Już nie tylko zapaść inwestycyjna, ale też rozczarowujące wyniki handlu zagranicznego hamują rozwój polskiej gospodarki. Na to wskazują środowe dane o strukturze wzrostu PKB w III kwartale. GUS potwierdził wstępny szacunek sprzed dwóch tygodni, wedle którego gospodarka powiększyła się w III kwartale o 2,5 proc. rok do roku, po wzroście o ok. 3 proc. w pierwszych dwóch kwartałach. To najgorszy wynik od trzech lat, ale już dziś widać, że to jeszcze nie dno cyklu koniunkturalnego.
Eksport słabnie
W III kwartale inwestycje w polskiej gospodarce tąpnęły o 7,7 proc. rok do roku, najbardziej od początku 2010 r., po zniżce o 5 proc. rok do roku w II kwartale. To odczyt gorszy od prognoz największych nawet pesymistów. Co więcej, zapaść inwestycyjna ma coraz szerszy zakres: inaczej niż w pierwszej połowie roku, gdy malały wyłącznie inwestycje publiczne oraz spółek z udziałem Skarbu Państwa, w minionym kwartale pierwszy raz od 2013 r. spadły także wydatki inwestycyjne podmiotów prywatnych (więcej piszemy o tym w tekście poniżej).
Inwestycje obniżyły tempo wzrostu PKB w III kwartale aż o 1,4 pkt proc., podczas gdy w II kwartale o 0,9 pkt proc.

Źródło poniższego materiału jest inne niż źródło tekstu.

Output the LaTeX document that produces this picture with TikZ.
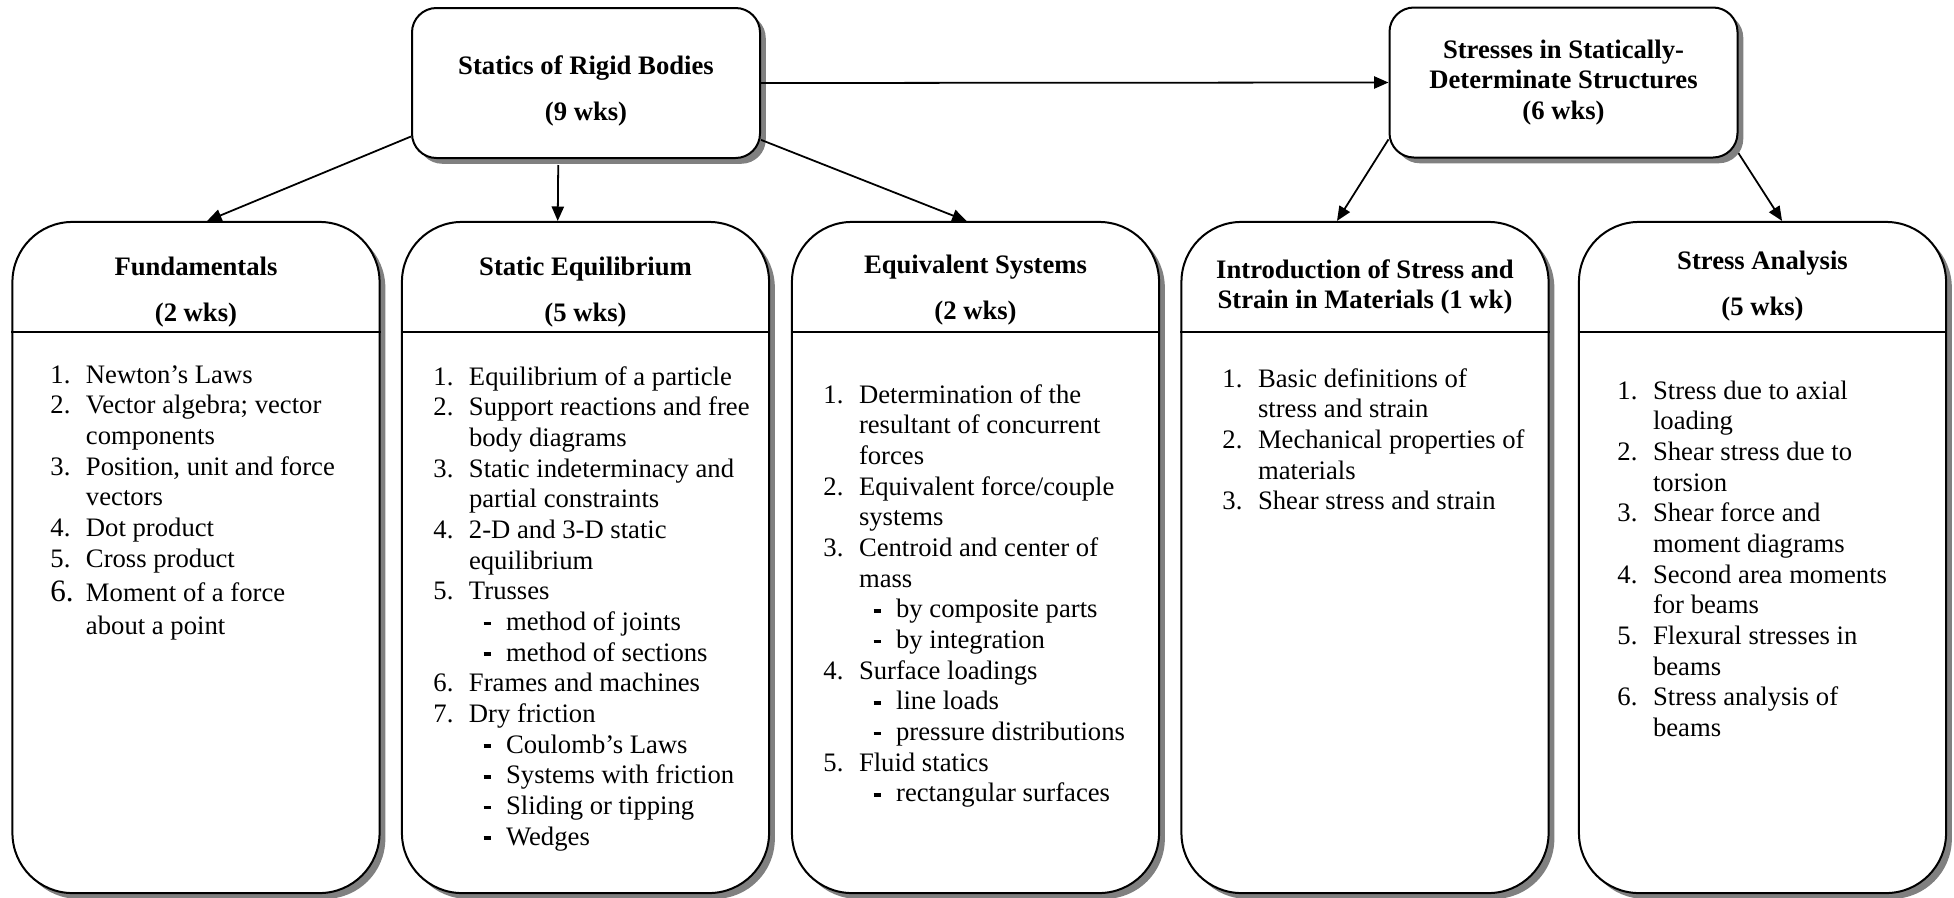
\documentclass[tikz,border=0pt]{standalone}
\usepackage{fontspec}
\setmainfont{Liberation Serif}
\usetikzlibrary{arrows.meta,shadows}

% sub-point of a list, with a bold dash
\newcommand{\subitm}[1]{& \hspace{6.6pt}\makebox[10.1pt][l]{\rule[2.3pt]{3.2pt}{1.6pt}}#1}

\begin{document}
\begin{tikzpicture}[x=0.45pt, y=-0.45pt,
    topbox/.style={draw, line width=0.9pt, fill=white, rounded corners=11pt,
      minimum width=156.6pt, minimum height=67.5pt, align=center, inner sep=0pt,
      font=\bfseries\fontsize{12}{13.8}\selectfont,
      drop shadow={shadow xshift=2.6pt, shadow yshift=-2.6pt, fill=black!50, opacity=1}},
    bigbox/.style={draw, line width=0.9pt, fill=white, rounded corners=27pt,
      minimum width=165.2pt, minimum height=302pt,
      drop shadow={shadow xshift=2.6pt, shadow yshift=-2.6pt, fill=black!50, opacity=1}},
    headtext/.style={align=center, inner sep=0pt, font=\bfseries\fontsize{12}{13.8}\selectfont},
    listtext/.style={anchor=base west, inner sep=0pt, font=\fontsize{12}{13.8}\selectfont},
    divider/.style={line width=0.9pt},
    link/.style={line width=0.8pt, -{Triangle[length=6.5pt, width=5.5pt]}}]
  \useasboundingbox (0,0) rectangle (1954,897);

  % top level
  \node[topbox] (statics) at (586,83) {};
  \node[headtext] (staticsText) at (586,91) {Statics of Rigid Bodies\\[7pt](9 wks)};
  \node[topbox] (stresses) at (1563.5,82.5) {Stresses in Statically-\\Determinate Structures\\(6 wks)};

  % lower boxes
  \node[bigbox] (fund) at (196,557.5) {};
  \node[bigbox] (equil) at (585.5,557.5) {};
  \node[bigbox] (equiv) at (975.5,557.5) {};
  \node[bigbox] (intro) at (1365,557.5) {};
  \node[bigbox] (analysis) at (1762.5,557.5) {};

  \coordinate (divline) at (0,332);
  \foreach \b in {fund,equil,equiv,intro,analysis}
    \draw[divider] (\b.west |- divline) -- (\b.east |- divline);

  % headings
  \node[headtext] (fundHead) at (196,292) {Fundamentals\\[7pt](2 wks)};
  \node[headtext] (equilHead) at (585.5,292) {Static Equilibrium\\[7pt](5 wks)};
  \node[headtext] (equivHead) at (975.5,290) {Equivalent Systems\\[7pt](2 wks)};
  \node[headtext] (introHead) at (1365,287) {Introduction of Stress and\\Strain in Materials (1 wk)};
  \node[headtext] (analysisHead) at (1762.5,286) {Stress Analysis\\[7pt](5 wks)};

  % topic lists
  \node[listtext] (fundList) at (50,383) {\begin{tabular}[t]{@{}p{16pt}@{}l@{}}
    1. & Newton's Laws\\
    2. & Vector algebra; vector\\
       & components\\
    3. & Position, unit and force\\
       & vectors\\
    4. & Dot product\\
    5. & Cross product\\[1.9pt]
    {\fontsize{14}{13.8}\selectfont 6.} & Moment of a force\\[0.8pt]
       & about a point
  \end{tabular}};

  \node[listtext] (equilList) at (433,385) {\begin{tabular}[t]{@{}p{16pt}@{}l@{}}
    1. & Equilibrium of a particle\\
    2. & Support reactions and free\\
       & body diagrams\\
    3. & Static indeterminacy and\\
       & partial constraints\\
    4. & 2-D and 3-D static\\
       & equilibrium\\
    5. & Trusses\\
    \subitm{method of joints}\\
    \subitm{method of sections}\\
    6. & Frames and machines\\
    7. & Dry friction\\
    \subitm{Coulomb's Laws}\\
    \subitm{Systems with friction}\\
    \subitm{Sliding or tipping}\\
    \subitm{Wedges}
  \end{tabular}};

  \node[listtext] (equivList) at (823,403) {\begin{tabular}[t]{@{}p{16pt}@{}l@{}}
    1. & Determination of the\\
       & resultant of concurrent\\
       & forces\\
    2. & Equivalent force/couple\\
       & systems\\
    3. & Centroid and center of\\
       & mass\\
    \subitm{by composite parts}\\
    \subitm{by integration}\\
    4. & Surface loadings\\
    \subitm{line loads}\\
    \subitm{pressure distributions}\\
    5. & Fluid statics\\
    \subitm{rectangular surfaces}
  \end{tabular}};

  \node[listtext] (introList) at (1222,387) {\begin{tabular}[t]{@{}p{16pt}@{}l@{}}
    1. & Basic definitions of\\
       & stress and strain\\
    2. & Mechanical properties of\\
       & materials\\
    3. & Shear stress and strain
  \end{tabular}};

  \node[listtext] (analysisList) at (1617,399) {\begin{tabular}[t]{@{}p{16pt}@{}l@{}}
    1. & Stress due to axial\\
       & loading\\
    2. & Shear stress due to\\
       & torsion\\
    3. & Shear force and\\
       & moment diagrams\\
    4. & Second area moments\\
       & for beams\\
    5. & Flexural stresses in\\
       & beams\\
    6. & Stress analysis of\\
       & beams
  \end{tabular}};

  % connectors
  \draw[link] (statics.east) -- (stresses.west);
  \draw[link] (statics.197) -- ([xshift=5pt]fund.north);
  \draw[link] ([xshift=-12.5pt, yshift=-2.7pt]statics.south) -- ([xshift=-12.5pt]equil.north);
  \draw[link] (statics.-18) -- ([xshift=-4pt]equiv.north);
  \draw[link] (stresses.198) -- ([xshift=-12.6pt]intro.north);
  \draw[link] (stresses.-22) -- ([xshift=8.8pt]analysis.north);
\end{tikzpicture}
\end{document}
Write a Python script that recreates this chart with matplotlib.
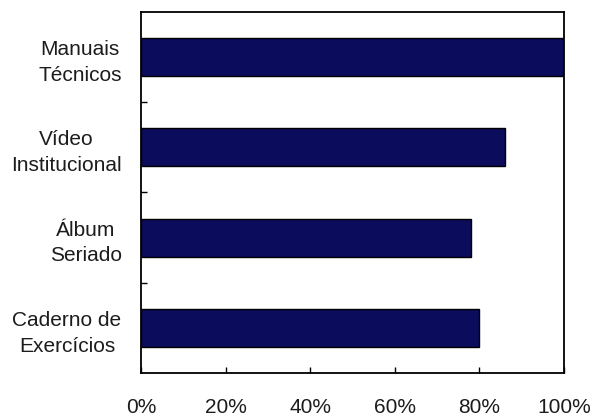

Wtedy też polskiej gospodarce pomogła wymiana handlowa z zagranicą, która dodała do tempa wzrostu 1 pkt proc. W minionym kwartale ten czynnik dołożył się do spowolnienia, odejmując od rocznej dynamiki PKB 0,3 pkt proc.
– To efekt wyraźnie silniejszego spadku dynamiki eksportu niż dynamiki importu – tłumaczy Jakub Borowski, główny ekonomista banku Credit Agricole w Polsce. Eksport w III kwartale zwiększył się o 6,8 proc. rok do roku, po zwyżce o 11,4 proc. w II kwartale, zaś import wzrósł o 7,8 proc., po zwyżce o 10 proc. w poprzednim kwartale.
Konsumpcja nie wystarcza
Osłabienie inwestycji w przeszłości powodowało wyraźne spowolnienie wzrostu importu. To, że obecnie tego efektu nie widać, ekonomiści wiążą m.in. z programem Rodzina 500+. Część pieniędzy, które otrzymują gospodarstwa domowe, finansuje zakup produktów z importu.